Partnering with carriers that demonstrate both underwriting acumen and claims expertise is essential. Strong operational oversight, thorough submission preparation and proactive mitigation strategies remain key to securing sustainable coverage in the current healthcare insurance market.

Be on the lookout

  • New capacity entrants may offer reduced pricing or limits, but these terms are unlikely to be sustainable due to rising loss costs.
  • Partner with long-term carriers that offer both underwriting expertise and reliable claims handling for pricing stability.
  • Emphasize strong risk management and complete submissions to maintain favorable terms and control overall costs.

Market dynamics

Regulatory & litigation trends

Healthcare insurance continues to face complex regulatory and litigation pressures, particularly in jurisdictions such as California, New York, Pennsylvania and Florida.
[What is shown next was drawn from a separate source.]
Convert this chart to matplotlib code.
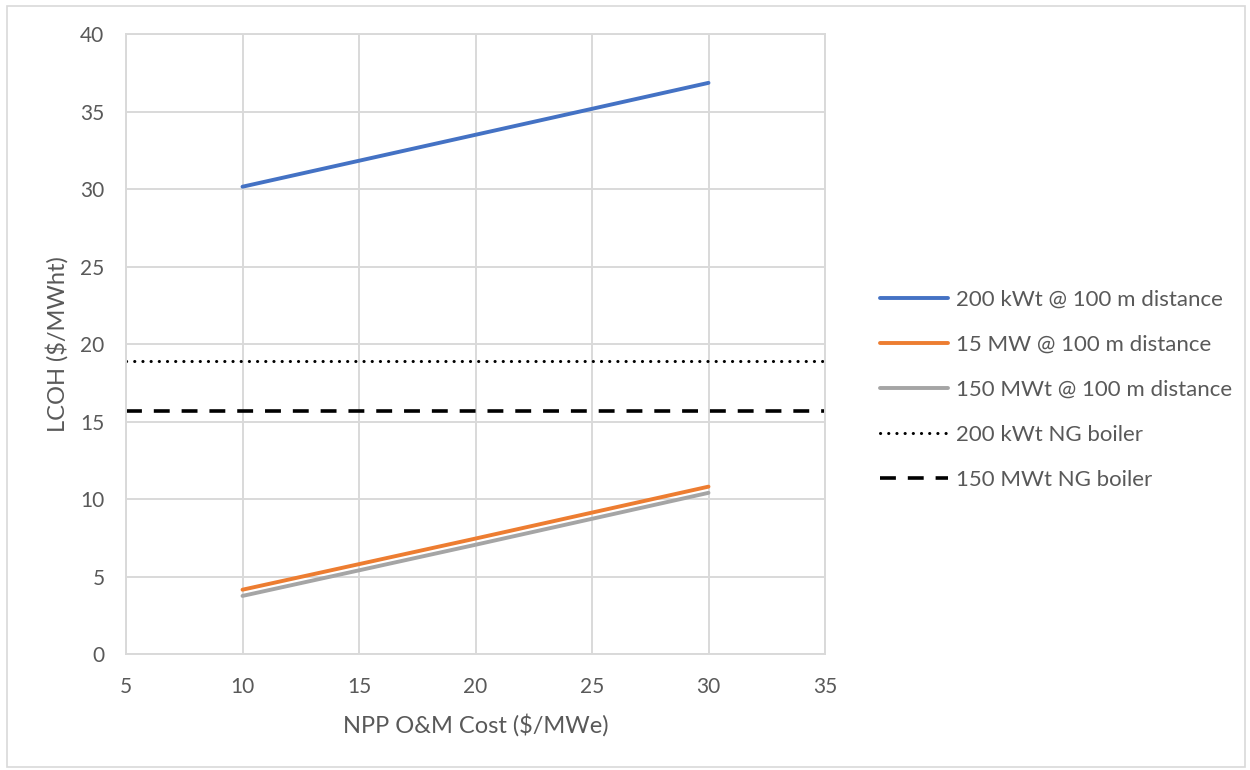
import matplotlib
matplotlib.use("Agg")
import matplotlib.pyplot as plt
from matplotlib.patches import Rectangle

plt.rcParams['font.family'] = ['Lato', 'DejaVu Sans']

# NPP O&M cost ($/MWe)
om_cost = [10, 20, 30]
# LCOH ($/MWht) for each heat-delivery case
lcoh_200kwt = [30.15, 33.5, 36.85]
lcoh_15mw = [4.15, 7.45, 10.8]
lcoh_150mwt = [3.75, 7.05, 10.4]
# Natural-gas boiler reference levels, spanning the full x range
ng_x = [5, 35]
ng_200kwt = [18.9, 18.9]
ng_150mwt = [15.65, 15.65]

labels = [
    "200 kWt @ 100 m distance",
    "15 MW @ 100 m distance",
    "150 MWt @ 100 m distance",
    "200 kWt NG boiler",
    "150 MWt NG boiler",
]

text_col = "#595959"
grid_col = "#d9d9d9"

fig = plt.figure(figsize=(12.5, 7.7), dpi=100)
ax = fig.add_axes([0.1008, 0.1506, 0.5592, 0.8052])

lw = 2.8
ax.plot(om_cost, lcoh_200kwt, color="#4472c4", lw=lw, label=labels[0], solid_capstyle="round")
ax.plot(om_cost, lcoh_15mw, color="#ed7d31", lw=lw, label=labels[1], solid_capstyle="round")
ax.plot(om_cost, lcoh_150mwt, color="#a5a5a5", lw=lw, label=labels[2], solid_capstyle="round")
ax.plot(ng_x, ng_200kwt, color="black", lw=2.2, linestyle=(0, (0.05, 2.63)),
        dash_capstyle="round", label=labels[3])
ax.plot(ng_x, ng_150mwt, color="black", lw=2.6, linestyle=(0, (4.4, 3.3)),
        label=labels[4])

ax.set_xlim(5, 35)
ax.set_ylim(0, 40)
ax.set_xticks(range(5, 36, 5))
ax.set_yticks(range(0, 41, 5))
ax.grid(True, color=grid_col, lw=1.4)
ax.set_axisbelow(True)
for s in ax.spines.values():
    s.set_color(grid_col)
    s.set_linewidth(1.4)
ax.tick_params(length=0, labelsize=15, colors=text_col)
ax.tick_params(axis="y", pad=15.5)
ax.tick_params(axis="x", pad=16.5)

ax.set_xlabel("NPP O&M Cost ($/MWe)", fontsize=17, color=text_col, va="center")
ax.set_ylabel("LCOH ($/MWht)", fontsize=17, color=text_col, va="center")
ax.xaxis.set_label_coords(0.5, -0.1145)
ax.yaxis.set_label_coords(-0.0987, 0.5)

leg = fig.legend(loc="upper left", bbox_to_anchor=(0.704, 0.624), frameon=False,
                 fontsize=16, handlelength=3.06, handletextpad=0.36,
                 labelspacing=1.13, borderaxespad=0, borderpad=0)
for t in leg.get_texts():
    t.set_color(text_col)

# Chart border
fig.patches.append(Rectangle((7 / 1250, 3 / 770), 1238 / 1250, 761 / 770,
                             transform=fig.transFigure, fill=False,
                             edgecolor=grid_col, lw=1.2))

fig.savefig("out.png", dpi=100)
Reviver statutes and the expansion of lookback periods for abuse claims have increased potential liabilities for older incidents. Third-party litigation funding is also influencing claim severity and settlement values, driving higher pricing and more restrictive terms. Tort reform efforts, such as recent legislation in Georgia, may provide some relief, though results are still too early to assess.

Technology & AI

Telehealth, remote counseling and other technology-driven services are expanding exposure profiles for healthcare insurers. These innovations bring unique risks, including supervision gaps, cyber vulnerabilities and coverage questions regarding standards of care. Life sciences exposures tied to AI diagnostics, data privacy and direct-to-consumer health technology also require tailored underwriting and careful risk evaluation.

Insurers are paying close attention to how companies validate and monitor AI systems, ensuring proper oversight and compliance to mitigate liability exposures.

AI is increasingly used in many healthcare sectors, from diagnostics to drug development and clinical trial analysis. While these tools can improve efficiency, there is a growing risk that AI could misinterpret or generate inaccurate data during clinical trials, potentially leading to flawed results or regulatory complications. Insurers are paying close attention to how companies validate and monitor AI systems, ensuring proper oversight and compliance to mitigate liability exposures.

Strategic renewal approach

Retailers and insureds should adopt proactive strategies in order to adapt to the current market, including:

  • Early engagement with brokers to set realistic expectations around pricing and coverage.
  • Strong, complete submissions including detailed loss runs, staffing information and exposure breakdowns.
  • Proactive negotiation of coverage nuances such as abuse/molestation limits, broader employee definitions, incident-sensitive triggers and defense outside the limits.
  • Consideration of layered excess structures to maximize capacity and manage retention trade-offs.
  • Demonstration of risk management programs, including staff training, abuse-prevention protocols and incident reporting.

London

London markets continue to face similar pressures as domestic markets, with rising claims and social inflation driving pricing, attachment points and coverage terms. Sexual abuse and molestation claims have reached new highs, prompting London carriers to actively manage SAM limits and explore standalone solutions. London remains supportive of allied healthcare, long-term care and hospital programs, especially for large or hard-to-place risks, though correctional healthcare and social services exposures remain challenging. Full submissions with detailed claims histories and risk management protocols are essential to securing favorable terms in London.

Be on the Lookout

  • Continued reduction in capacity for excess and SAM coverage across human services and senior care.
  • Increased pricing pressures for vulnerable populations and high-severity classes.
  • Heightened scrutiny in jurisdictions with strong litigation trends or expanded statutes of limitation.
  • Proactive risk management and documentation of mitigation measures are critical to negotiate favorable terms.
  • Emerging technology and telehealth exposures require careful review for coverage and cyber risk considerations.